The Feminist Lessons 'The Princess Diaries' Taught Us

Growing up, 'The Princess Diaries' was always a favourite film of ours. The idea of a 'regular' girl just like us discovering that she was a princess was incredibly exciting to us as children. The sparkly tiaras, endless wardrobes and beautiful palaces were so enviable and we wished more than anything to be princesses like Mia Thermopolis. When we realised we had a mutual love for this cult classic, we re-watched it together, only to find a different meaning in it to the one we discovered as children and began to admire the female characters for their worth. In a society which continues to lack strong headed, female leadership, we must not undermine the lessons we can take from these women.

Princess Mia

As the protagonist, Mia already breaks down certain barriers by securing female representation. As an autonomous young woman with controversial opinions and an unorthodox family unit, she could be viewed as a reasonably good role model without the tiara.

But it is her handling of her crown which proves her worth as a true icon. Rather than accepting the patriarchal laws that often govern our societies, she stands up and fights against them. Instead of entering into a loveless marriage to ensure her ascendancy to the throne, she rallies against this and forces through a change in legislation. This is a lesson to all of us that we should not simply accept our constraints but should find the inner strength to overcome our personal obstacles so that we can make a change for those around us.

Not only does she give due attention to her royal duties, but Mia demonstrates a real care for the Genovian people. She stops an entire parade in order to help a young orphan who is being tormented by her peers and allows her to walk in the parade, telling her that “Anyone can be a princess”, a line which follows all young girls to this day and tells us not to be limited by our circumstances.

Rather than presenting a polished and perfect version of a princess, Mia shows us the relatable reality of royal life. With a blend of clumsiness and a desperate desire to please, we follow her through all her embarrassing moments in the public eye. Though this could indicate an unsuitable monarch to some, to me it rather demonstrates a more human figure with whom I can identify and genuinely admire because I can see her flaws. Too often, royals are presented as remote and almost robotic figures who rarely slip up and expose their humanity. What Mia demonstrates is that exposing some flaws can actually make you a warmer and more likeable person in the public eye.

Despite the not-so feminist aspects such as the makeover or gratuitous love stories, Mia demonstrates an equal amount of emotive care and dutiful responsibility in her reign and shows that women can be both badass leaders and care for others at the same time, making her a truly incredible role model.

Queen Clarisse

In our modern-day world, we have seen the connotations which come with being a Queen evolve drastically. No longer does this simply remain the label for a female monarch. The term features heavily in young people’s sociolects and no longer simply indicates a female monarch. Referring to one another as a ‘Queen’ is a symbol of empowerment, a refusal to be pushed over or undermined. Whether it be Queen Victoria, Elizabeth II or of course, Clarisse (Queen of Genovia) these women have helped us root this term into our everyday, to root the idea of women being powerful and respected for that.
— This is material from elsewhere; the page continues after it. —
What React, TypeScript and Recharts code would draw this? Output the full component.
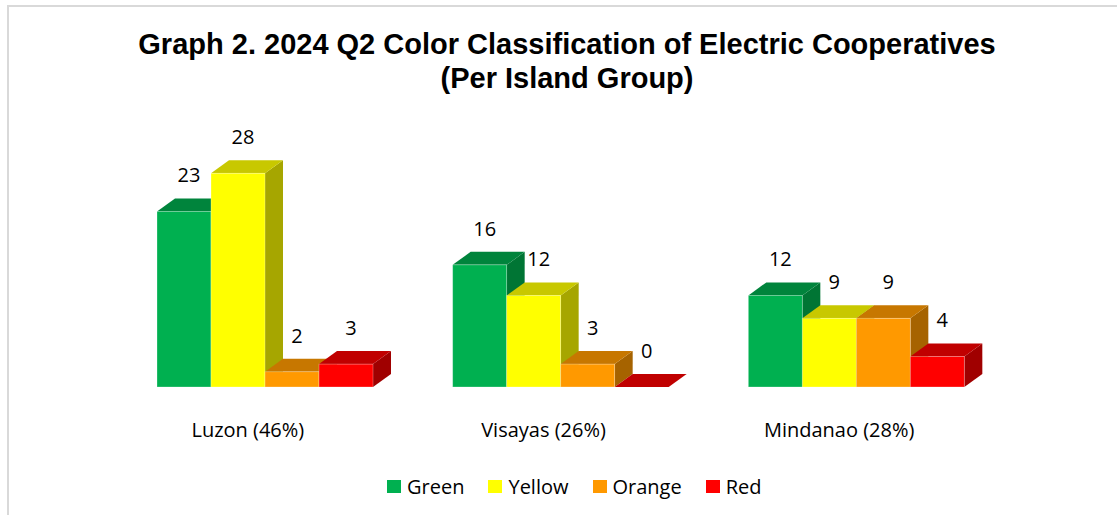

To simply focus on the poise and elegance of Julie Andrews is to ignorantly bypass the importance of Queen Clarisse as a character. When it is taken into consideration that it has only been eight years since The British Parliament altered the succession laws to ensure that males would not be given precedent over their older female siblings, we can recognise the barriers that these (real or fictional) women have had to overcome.

Ostensibly, it may seem that Clarisse merely aims to mould Mia to be capable of upholding strict rules of etiquette and politeness, what some may consider anti-feminist in its narrow and arguably patronising focus. While the arts of posture and poise may at first seem redundant to the modern audience, when we delve into ulterior meanings, we find ourselves dealing with a true feminist icon.

An instruction which may seem as literal as ‘We Think Tall’ presents us with the notion that women not only have to physically make their presence but must also expand their minds to think outwardly and outrageously in order to thrive. The films often present Clarisse or Mia in situations where they must take their stand and not be bullied in arrangements which are dominated by male politicians.

She does what the Princesses and Queens we grow up with ought to do, she has a presence which strikes the balance between being typically girly and being powerful. There is no reason why a woman cannot be encouraged to do both. Clarisse leads alone. She does not rely on a man to help her in her duty, yet simply loves Joe (or if you prefer “Joey”) simply for her own pleasure as a companion. She’s the perfect role model and one we should not shy away from openly admiring as a feminist icon for young girls and teenagers.

Hopefully from this you can see why it is that we admire the royals of Genovia and the lessons we can take from them into our everyday lives. Not only is ‘The Princess Diaries’ an absolutely iconic film, but the feminist connotations it has makes it something truly worth celebrating.